KEY LOSSES D David Hale, RW Ryan Shannon
SINCE ASCENDING to the 2007 final, the Senators have been going the other way. Now Ottawa will go still another way on the power play, at least tactically—and that's a good thing.
The Senators plan to shift defenseman Sergei Gonchar—a cipher last season after he signed a three-year, $16.5 million contract—from the left point to the right, where his lefthanded shot is more comfortable, while center Jason Spezza switches to the right half wall after spending his career on the left. "This'll get Gonch a little more involved, because he's a much better player than he showed," says Spezza, a righthanded shot. "Now I won't be able to shoot a one-timer, so I'll have to do it like the Detroit guys: catch [the puck], protect it on the right side and shoot."
Ottawa's altered scheme is part of the Red Wings--ification of a club coached by former Detroit assistant Paul MacLean.
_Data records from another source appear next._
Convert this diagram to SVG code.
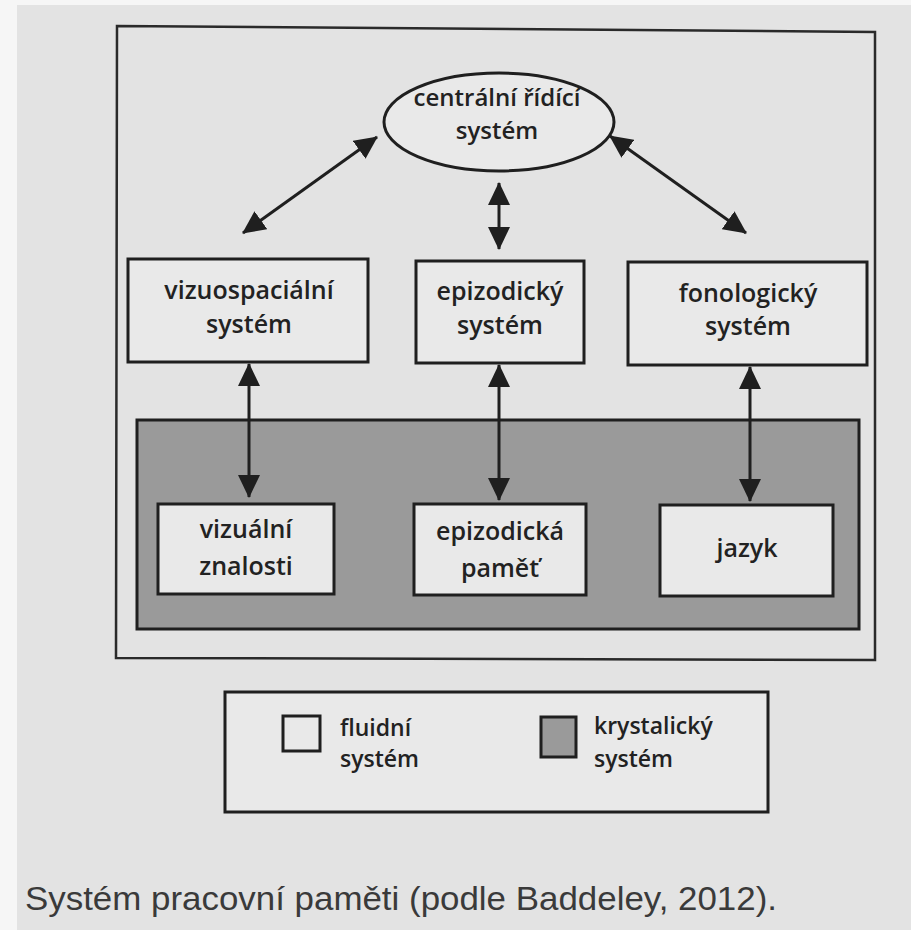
<svg xmlns="http://www.w3.org/2000/svg" width="911" height="930" viewBox="0 0 911 930">
<style>
.bg{fill:#e3e3e3}
.box{fill:#e9e9e9;stroke:#1f1f1f;stroke-width:3}
.frame{fill:none;stroke:#2a2a2a;stroke-width:2.5}
.gray{fill:#9a9a9a;stroke:#1f1f1f;stroke-width:3}
.lbl{font-family:"Open Sans","DejaVu Sans",sans-serif;font-weight:600;font-size:25px;fill:#222;text-anchor:middle}
.lbl-s{font-size:24px}
.leg{font-family:"Open Sans","DejaVu Sans",sans-serif;font-weight:600;font-size:23px;fill:#222}
.cap{font-family:"Liberation Sans",Arial,sans-serif;font-size:33px;fill:#3a3a3a}
.conn{stroke:#1f1f1f;stroke-width:3;fill:none;marker-start:url(#ah);marker-end:url(#ah)}
</style>
<defs>
<marker id="ah" markerUnits="userSpaceOnUse" markerWidth="23" markerHeight="22" refX="22" refY="11" orient="auto-start-reverse">
<path d="M0,0 L23,11 L0,22 z" fill="#1f1f1f"/>
</marker>
</defs>
<rect x="0" y="0" width="911" height="930" fill="#f6f6f6"/>
<rect class="bg" x="17" y="5" width="894" height="925"/>
<polygon class="frame" points="117,26 875,32 875,660 116,658"/>
<g id="krystalicky-region">
<rect class="gray" x="137" y="420" width="722" height="209"/>
</g>
<g id="centralni">
<ellipse class="box" cx="499" cy="122" rx="115" ry="49"/>
<text class="lbl lbl-s" x="497" y="106">centrální řídící</text>
<text class="lbl lbl-s" x="497" y="139">systém</text>
</g>
<g id="vizuospacialni">
<rect class="box" x="128" y="259" width="240" height="103"/>
<text class="lbl" x="249" y="299">vizuospaciální</text>
<text class="lbl" x="249" y="333">systém</text>
</g>
<g id="epizodicky">
<rect class="box" x="416" y="261" width="168" height="102"/>
<text class="lbl" x="500" y="300">epizodický</text>
<text class="lbl" x="500" y="334">systém</text>
</g>
<g id="fonologicky">
<rect class="box" x="628" y="262" width="239" height="103"/>
<text class="lbl" x="748" y="302">fonologický</text>
<text class="lbl" x="748" y="335">systém</text>
</g>
<g id="vizualni-znalosti">
<rect class="box" x="158" y="504" width="176" height="90"/>
<text class="lbl" x="246" y="538">vizuální</text>
<text class="lbl" x="246" y="575">znalosti</text>
</g>
<g id="epizodicka-pamet">
<rect class="box" x="414" y="504" width="172" height="91"/>
<text class="lbl" x="500" y="540">epizodická</text>
<text class="lbl" x="500" y="577">paměť</text>
</g>
<g id="jazyk">
<rect class="box" x="660" y="505" width="173" height="91"/>
<text class="lbl" x="747" y="557">jazyk</text>
</g>
<g id="connectors">
<line class="conn" x1="243" y1="233" x2="377" y2="137"/>
<line class="conn" x1="499" y1="183" x2="499" y2="249"/>
<line class="conn" x1="610" y1="136" x2="746" y2="233"/>
<line class="conn" x1="249" y1="364" x2="249" y2="497"/>
<line class="conn" x1="499" y1="365" x2="499" y2="500"/>
<line class="conn" x1="750" y1="367" x2="750" y2="501"/>
</g>
<g id="legend">
<rect class="box" x="225" y="692" width="543" height="120"/>
<rect class="box" x="283" y="716" width="37" height="35"/>
<text class="leg" x="340" y="736">fluidní</text>
<text class="leg" x="340" y="767">systém</text>
<rect class="gray" x="541" y="717" width="35" height="40"/>
<text class="leg" x="594" y="734">krystalický</text>
<text class="leg" x="594" y="767">systém</text>
</g>
<text class="cap" x="25" y="910" textLength="752" lengthAdjust="spacingAndGlyphs">Systém pracovní paměti (podle Baddeley, 2012).</text>
</svg>
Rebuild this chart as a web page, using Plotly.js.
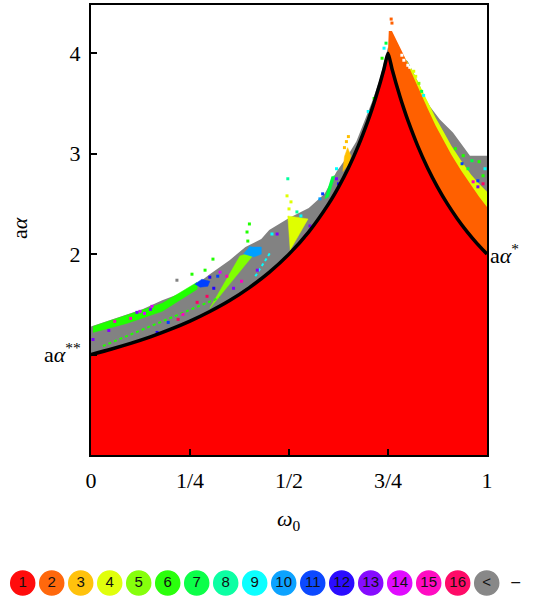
<!DOCTYPE html>
<html><head><meta charset="utf-8">
<script src="https://cdn.plot.ly/plotly-3.0.1.min.js"></script>
<style>html,body{margin:0;padding:0;background:#fff}#chart{width:545px;height:601px}</style>
</head><body><div id="chart"></div>
<script>
// ---- data ----
const palette = ['#FFFFFF','#FF0000','#FF6000','#FFBF00','#DFFF00','#80FF00','#20FF00','#00FF40','#00FF9F','#00FFFF','#009FFF','#0040FF','#2000FF','#8000FF','#DF00FF','#FF00BF','#FF0060','#828282'];
const legendLabels = ['1','2','3','4','5','6','7','8','9','10','11','12','13','14','15','16','<'];
const legendColorIdx = [1,2,3,4,5,6,7,8,9,10,11,12,13,14,15,16,17];

const xTickVals = [0, 0.25, 0.5, 0.75, 1];
const xTickText = ['0','1/4','1/2','3/4','1'];
const yTickVals = [1, 2, 3, 4];
const yTickText = ['a<i>α</i><sup>**</sup>','2','3','4'];

// boundary curve (black), region 1 below it
const curveX = [0,0.05,0.1,0.15,0.2,0.25,0.3,0.35,0.4,0.45,0.5,0.55,0.6,0.625,0.65,0.675,0.7,0.71,0.72,0.73,0.74,0.75,0.76,0.77,0.78,0.79,0.8,0.825,0.85,0.875,0.9,0.925,0.95,0.975,1.0];
const curveY = [1.000,1.053,1.111,1.176,1.250,1.333,1.429,1.538,1.667,1.818,2.000,2.222,2.500,2.667,2.857,3.077,3.333,3.448,3.571,3.704,3.846,4.000,3.846,3.704,3.571,3.448,3.333,3.077,2.857,2.667,2.500,2.353,2.222,2.105,2.000];

// upper edge of the grey ("<") region
const grayX = [0,0.03,0.08,0.13,0.18,0.22,0.26,0.3,0.35,0.39,0.43,0.45,0.5,0.55,0.59,0.62,0.645,0.67,0.69,0.71,0.73,0.75,0.77,0.8,0.83,0.84,0.856,0.881,0.914,0.94,0.957,1.0];
const grayY = [1.28,1.32,1.38,1.45,1.54,1.60,1.68,1.80,1.94,2.07,2.15,2.24,2.36,2.46,2.60,2.82,2.96,3.12,3.32,3.52,3.75,4.06,4.0,3.92,3.68,3.58,3.47,3.34,3.21,3.07,2.98,2.98];

// upper edge of the yellow (4) strip
const yellowX = [0.79,0.81,0.83,0.85,0.87,0.89,0.91,0.935,0.96,0.98,1.0];
const yellowY = [3.97,3.84,3.68,3.52,3.36,3.22,3.08,2.93,2.79,2.70,2.62];

// upper edge of the orange (2) region
const orangeX = [0.75,0.752,0.76,0.775,0.79,0.81,0.83,0.85,0.87,0.89,0.91,0.935,0.96,0.98,1.0];
const orangeY = [4.02,4.22,4.22,4.10,3.98,3.80,3.62,3.45,3.28,3.13,2.99,2.83,2.68,2.57,2.47];

// streaks and blobs
const greenStreakX = [0.005,0.09,0.18,0.268,0.268,0.18,0.09,0.005];
const greenStreakY = [1.28,1.39,1.51,1.72,1.65,1.43,1.31,1.22];
const greenDotLineX = [0.03,0.174,0.326];
const greenDotLineY = [1.085,1.32,1.57];
const limeWedgeX = [0.30,0.376,0.42,0.30];
const limeWedgeY = [1.46,1.98,2.04,1.46];
const yellowWedgeX = [0.497,0.548,0.503,0.497];
const yellowWedgeY = [2.38,2.35,2.04,2.38];
const blueBlobX = [0.262,0.28,0.30,0.295,0.275];
const blueBlobY = [1.70,1.75,1.73,1.68,1.67];
const skyBlobX = [0.385,0.40,0.43,0.43,0.41];
const skyBlobY = [2.00,2.07,2.07,2.00,1.97];
const orangeClusterX = [0.636,0.64,0.648,0.656,0.652];
const orangeClusterY = [2.82,2.97,3.06,2.98,2.90];
const green2X = [0.59,0.60,0.616,0.607];
const green2Y = [2.55,2.57,2.78,2.77];
const cyanLineX = [0.415,0.435,0.455];
const cyanLineY = [1.78,1.90,2.03];

// scattered points
const dotX = [0.005,0.06,0.116,0.124,0.135,0.15,0.154,0.167,0.195,0.22,0.232,0.268,0.217,0.10,0.045,
  0.285,0.30,0.32,0.31,0.293,0.343,0.326,0.42,0.36,0.38,0.394,0.396,0.40,0.402,0.308,0.288,0.255,
  0.497,0.5,0.505,0.495,0.52,0.53,0.553,0.54,0.47,0.457,0.578,0.585,0.62,0.62,0.625,0.645,0.64,0.65,
  0.76,0.758,0.735,0.74,0.745,0.715,0.70,0.785,0.79,0.80,0.795,0.805,0.815,0.82,0.828,0.835,0.84,
  0.94,0.962,0.98,0.977,0.965,0.99,0.995,0.952,0.977,0.937,0.92,0.99];
const dotY = [1.15,1.33,1.42,1.43,1.41,1.45,1.48,1.22,1.32,1.35,1.40,1.52,1.74,1.36,1.24,
  1.72,1.77,1.78,1.66,1.58,1.78,1.82,1.84,1.66,1.73,2.22,2.13,2.30,2.06,1.95,1.84,1.80,
  2.75,2.45,2.52,2.58,2.42,2.38,2.28,2.18,2.20,2.20,2.55,2.60,2.75,2.85,2.70,3.12,3.06,3.17,
  4.30,4.34,3.95,4.05,4.10,3.55,3.42,3.98,3.93,3.88,4.02,3.86,3.82,3.77,3.70,3.62,3.58,
  2.98,2.93,2.92,2.73,2.72,2.78,2.85,2.85,2.67,2.90,3.05,2.70];
const dotC = [13,15,13,14,14,13,14,12,11,16,15,16,17,15,13,
  11,12,11,12,16,15,14,13,13,15,6,6,6,10,6,6,6,
  8,4,4,4,8,9,13,15,13,9,10,11,13,9,12,3,3,3,
  2,2,6,9,7,6,9,0,0,0,0,0,4,4,5,7,9,
  6,7,6,11,15,6,9,7,13,11,6,16];

// ---- drawing ----
const serif = 'Liberation Serif, Times New Roman, serif';
function poly(x, y, c) {
  return {x:x, y:y, type:'scatter', mode:'lines', fill:'toself', fillcolor:c, line:{width:0.5, color:c}, hoverinfo:'skip', showlegend:false};
}
function region(x, y, c) {
  return {x:x, y:y, type:'scatter', mode:'lines', fill:'tozeroy', fillcolor:c, line:{width:0, color:c}, hoverinfo:'skip', showlegend:false};
}
const traces = [
  region(grayX, grayY, palette[17]),
  region(yellowX, yellowY, palette[4]),
  region(orangeX, orangeY, palette[2]),
  region(curveX, curveY, palette[1]),
  poly(greenStreakX, greenStreakY, palette[6]),
  poly(limeWedgeX, limeWedgeY, palette[5]),
  poly(yellowWedgeX, yellowWedgeY, palette[4]),
  poly(blueBlobX, blueBlobY, palette[11]),
  poly(skyBlobX, skyBlobY, palette[10]),
  poly(orangeClusterX, orangeClusterY, palette[3]),
  poly(green2X, green2Y, palette[7]),
  {x:greenDotLineX, y:greenDotLineY, type:'scatter', mode:'lines', line:{color:palette[6], width:2, dash:'dot'}, showlegend:false, hoverinfo:'skip'},
  {x:cyanLineX, y:cyanLineY, type:'scatter', mode:'lines', line:{color:palette[9], width:2, dash:'dot'}, showlegend:false, hoverinfo:'skip'},
  {x:dotX, y:dotY, type:'scatter', mode:'markers', marker:{symbol:'square', size:3, color:dotC.map(i=>palette[i])}, showlegend:false, hoverinfo:'skip'},
  {x:curveX, y:curveY, type:'scatter', mode:'lines', line:{color:'#000', width:3.5, shape:'spline', smoothing:0.6}, showlegend:false, hoverinfo:'skip'},
  {x:legendLabels.map((_,i)=>i+1), y:legendLabels.map(()=>0), xaxis:'x2', yaxis:'y2', type:'scatter', mode:'markers+text',
   text:legendLabels, textposition:'middle center', textfont:{family:'Liberation Sans Narrow, Liberation Sans, Arial, sans-serif', size:15, color:'#111'},
   marker:{size:24, color:legendColorIdx.map(i=>palette[i]), line:{width:1.5, color:legendColorIdx.map(i=>palette[i])}, opacity:0.95},
   showlegend:false, hoverinfo:'skip', cliponaxis:false},
  {x:[18], y:[0], xaxis:'x2', yaxis:'y2', type:'scatter', mode:'text', text:['–'], textposition:'middle center',
   textfont:{family:'Liberation Sans, Arial, sans-serif', size:16, color:'#111'}, showlegend:false, hoverinfo:'skip', cliponaxis:false}
];

const W = 545, H = 601;
const layout = {
  width: W, height: H,
  margin: {l:0, r:0, t:0, b:0},
  paper_bgcolor:'#fff', plot_bgcolor:'#fff',
  showlegend:false,
  xaxis: {domain:[91/W, 487/W], range:[0,1], tickvals:xTickVals, ticktext:xTickText,
    ticks:'inside', ticklen:6, tickwidth:2, tickcolor:'#000', showline:true, linewidth:2, linecolor:'#000', mirror:true,
    showgrid:false, zeroline:false, tickfont:{family:serif, size:22, color:'#000'}, ticklabelstandoff:5, fixedrange:true},
  yaxis: {domain:[1-455/H, 1-5/H], range:[0,4.48], tickvals:yTickVals, ticktext:yTickText,
    ticks:'inside', ticklen:6, tickwidth:2, tickcolor:'#000', showline:true, linewidth:2, linecolor:'#000', mirror:true,
    showgrid:false, zeroline:false, tickfont:{family:serif, size:22, color:'#000'}, ticklabelstandoff:4, fixedrange:true},
  xaxis2: {domain:[0,1], range:[0.217,19.01], visible:false, anchor:'y2', fixedrange:true},
  yaxis2: {domain:[1-598/H, 1-568/H], range:[-1,1], visible:false, anchor:'x2', fixedrange:true},
  annotations: [
    {text:'<i>ω</i><sub>0</sub>', xref:'paper', yref:'paper', x:289/W, y:1-520/H, showarrow:false, xanchor:'center', yanchor:'middle', font:{family:serif, size:22, color:'#000'}},
    {text:'a<i>α</i>', xref:'paper', yref:'paper', x:19/W, y:1-228/H, showarrow:false, textangle:-90, xanchor:'center', yanchor:'middle', font:{family:serif, size:22, color:'#000'}},
    {text:'a<i>α</i><sup>*</sup>', xref:'x', yref:'y', x:1, y:2, showarrow:false, xanchor:'left', yanchor:'middle', xshift:1, font:{family:serif, size:22, color:'#000'}}
  ]
};
Plotly.newPlot('chart', traces, layout, {staticPlot:true, displayModeBar:false});
</script>
</body></html>
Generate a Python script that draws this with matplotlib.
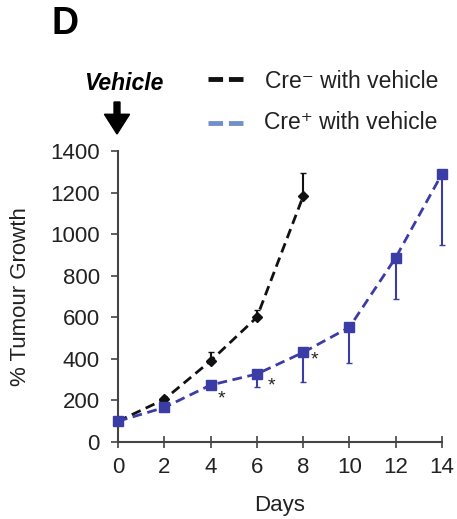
import matplotlib
matplotlib.use("Agg")
import matplotlib.pyplot as plt

days_neg = [0, 2, 4, 6, 8]
growth_neg = [100, 205, 390, 600, 1182]
err_neg = [0, 10, 45, 37, 112]

days_pos = [0, 2, 4, 6, 8, 10, 12, 14]
growth_pos = [100, 166, 274, 327, 431, 552, 887, 1290]
err_pos = [0, 10, 20, 61, 141, 173, 198, 343]

star_x = [4.48, 6.64, 8.51]
star_y = [205, 271, 395]

xticks = [0, 2, 4, 6, 8, 10, 12, 14]
yticks = [0, 200, 400, 600, 800, 1000, 1200, 1400]

plt.rcParams['font.family'] = ['Liberation Sans', 'DejaVu Sans']
fig = plt.figure(figsize=(4.57, 5.19), dpi=100)
ax = fig.add_axes([118/457, 1-442/519, (442-118)/457, (442-151)/519])

dark_blue = '#3c3ca6'
e1 = ax.errorbar(days_neg, growth_neg, yerr=[[0]*len(err_neg), err_neg], color='#111111',
            ls=(0, (3.5, 2)), lw=2, marker='D', ms=5, capsize=2, elinewidth=1.5, zorder=3)
e2 = ax.errorbar(days_pos, growth_pos, yerr=[err_pos, [0]*len(err_pos)], color=dark_blue,
            ls=(0, (3.5, 2)), lw=2, marker='s', ms=7.5, capsize=2, elinewidth=1.5, zorder=4)
for e in (e1, e2):
    for art in e.get_children():
        art.set_clip_on(False)
for sx, sy in zip(star_x, star_y):
    ax.text(sx, sy, '*', fontsize=14, ha='center', va='center', color='#222222')

ax.set_xlim(0, 14)
ax.set_ylim(0, 1400)
ax.set_xticks(xticks)
ax.set_yticks(yticks)
ax.tick_params(axis='both', labelsize=16, color='#444444', labelcolor='#222222', length=5, width=1.2)
ax.tick_params(axis='y', pad=8)
ax.tick_params(axis='x', direction='inout', length=8, pad=7)
for s in ['top', 'right']:
    ax.spines[s].set_visible(False)
for s in ['left', 'bottom']:
    ax.spines[s].set_color('#444444')
    ax.spines[s].set_linewidth(1.5)
ax.set_xlabel('Days', fontsize=16, color='#222222', labelpad=12)
ax.set_ylabel('% Tumour Growth', fontsize=16, color='#222222', labelpad=14)

fig.text(52/457, 1-24/519, 'D', fontsize=27, fontweight='bold', va='center', ha='left')
fig.text(124/457, 1-84/519, 'Vehicle', fontsize=16.5, fontweight='bold', style='italic', ha='center', va='center')
fig.patches.append(matplotlib.patches.FancyArrow(117/457, 1-102/519, 0, -32/519, width=0.013,
                   head_width=0.055, head_length=0.038, length_includes_head=True,
                   color='black', transform=fig.transFigure, figure=fig))

fig.add_artist(matplotlib.lines.Line2D([208/457, 247/457], [1-79/519]*2, color='#111111', lw=3.5, ls=(0, (3, 1.2))))
fig.add_artist(matplotlib.lines.Line2D([208/457, 247/457], [1-123/519]*2, color='#7090cc', lw=3.5, ls=(0, (3, 1.2))))
fig.text(265/457, 1-81/519, 'Cre\u207b with vehicle', fontsize=16.5, va='center', ha='left', color='#222222')
fig.text(264/457, 1-123/519, 'Cre\u207a with vehicle', fontsize=16.5, va='center', ha='left', color='#222222')

fig.savefig('out.png', dpi=100)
He will be warmer and indisputably fuzzier—MacLean has hockey's best mustache—than his predecessor, the imperious Cory Clouston. And improved coach-player relationships should help almost as much as having a full season of Craig Anderson's calm goaltending and sophomore right wing Bobby Butler, who had 21 points in his last 27 games. But good vibes aside, the Senators are still a quart low on talent.